§ **Your instructions**
Give nothing except the number of lines containing the word "matplotlib".

>>>

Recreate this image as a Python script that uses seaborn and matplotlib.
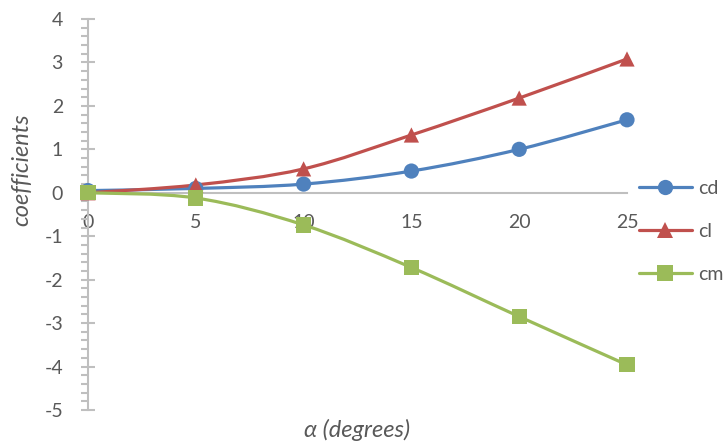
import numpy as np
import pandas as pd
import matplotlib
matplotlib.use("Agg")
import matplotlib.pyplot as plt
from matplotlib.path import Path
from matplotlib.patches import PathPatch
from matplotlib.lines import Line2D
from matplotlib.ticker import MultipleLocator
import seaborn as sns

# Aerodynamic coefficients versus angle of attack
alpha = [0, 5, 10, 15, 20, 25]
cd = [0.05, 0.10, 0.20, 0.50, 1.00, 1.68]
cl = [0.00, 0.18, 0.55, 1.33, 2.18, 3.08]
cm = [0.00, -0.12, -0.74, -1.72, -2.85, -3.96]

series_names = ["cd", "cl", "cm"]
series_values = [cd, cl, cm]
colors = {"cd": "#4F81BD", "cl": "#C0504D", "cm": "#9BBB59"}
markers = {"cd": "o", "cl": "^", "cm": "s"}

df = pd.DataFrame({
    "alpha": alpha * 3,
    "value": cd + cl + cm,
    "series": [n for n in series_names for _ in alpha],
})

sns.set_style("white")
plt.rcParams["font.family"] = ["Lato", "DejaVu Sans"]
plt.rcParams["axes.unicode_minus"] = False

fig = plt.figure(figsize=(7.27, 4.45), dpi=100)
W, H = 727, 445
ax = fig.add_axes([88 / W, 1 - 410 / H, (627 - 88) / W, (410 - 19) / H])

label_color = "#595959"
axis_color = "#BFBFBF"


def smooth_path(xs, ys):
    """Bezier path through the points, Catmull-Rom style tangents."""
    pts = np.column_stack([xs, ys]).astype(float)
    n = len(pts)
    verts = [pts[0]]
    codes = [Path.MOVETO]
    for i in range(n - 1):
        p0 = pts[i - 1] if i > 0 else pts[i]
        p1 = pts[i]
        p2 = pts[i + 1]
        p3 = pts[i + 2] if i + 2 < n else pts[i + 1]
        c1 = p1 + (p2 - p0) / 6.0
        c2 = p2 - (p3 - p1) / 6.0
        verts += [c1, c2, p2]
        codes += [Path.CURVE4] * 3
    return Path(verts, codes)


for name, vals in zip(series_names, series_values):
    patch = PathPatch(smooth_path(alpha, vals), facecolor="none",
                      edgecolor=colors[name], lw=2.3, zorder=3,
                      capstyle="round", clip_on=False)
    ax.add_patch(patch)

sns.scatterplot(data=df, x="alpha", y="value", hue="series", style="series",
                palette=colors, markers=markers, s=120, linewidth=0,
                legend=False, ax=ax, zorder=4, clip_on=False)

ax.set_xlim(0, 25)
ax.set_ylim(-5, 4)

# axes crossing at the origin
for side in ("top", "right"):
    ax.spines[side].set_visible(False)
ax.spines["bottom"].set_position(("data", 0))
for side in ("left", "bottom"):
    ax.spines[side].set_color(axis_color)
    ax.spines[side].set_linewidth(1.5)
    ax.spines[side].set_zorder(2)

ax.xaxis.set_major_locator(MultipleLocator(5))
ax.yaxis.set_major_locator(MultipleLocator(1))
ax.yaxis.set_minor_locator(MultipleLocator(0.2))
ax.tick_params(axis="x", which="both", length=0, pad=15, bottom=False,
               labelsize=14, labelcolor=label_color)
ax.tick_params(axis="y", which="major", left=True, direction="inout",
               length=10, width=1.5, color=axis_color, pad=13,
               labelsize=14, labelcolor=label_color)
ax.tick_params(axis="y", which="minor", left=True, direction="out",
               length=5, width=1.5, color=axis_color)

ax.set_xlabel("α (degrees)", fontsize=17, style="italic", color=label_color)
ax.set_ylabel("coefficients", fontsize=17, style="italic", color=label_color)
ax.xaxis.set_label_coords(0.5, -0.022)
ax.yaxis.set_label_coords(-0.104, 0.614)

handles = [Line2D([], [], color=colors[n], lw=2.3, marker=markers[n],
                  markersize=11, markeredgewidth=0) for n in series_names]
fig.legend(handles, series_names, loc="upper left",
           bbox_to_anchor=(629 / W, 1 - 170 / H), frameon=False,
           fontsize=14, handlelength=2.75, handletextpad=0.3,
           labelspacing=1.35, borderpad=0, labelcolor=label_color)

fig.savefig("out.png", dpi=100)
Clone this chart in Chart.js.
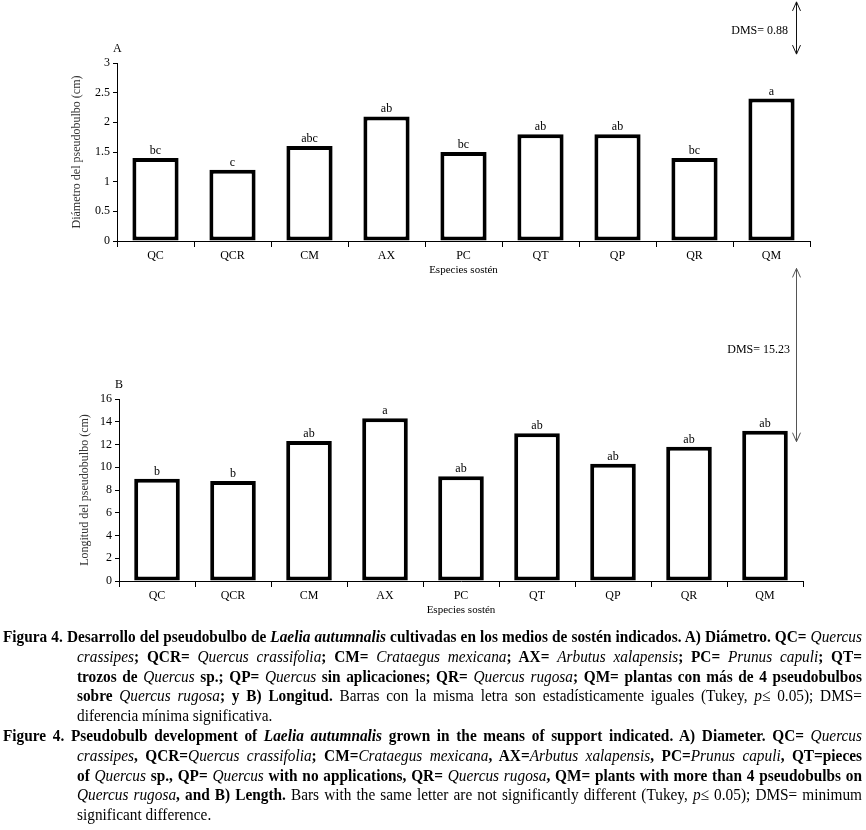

<<<

§ **The reply**
8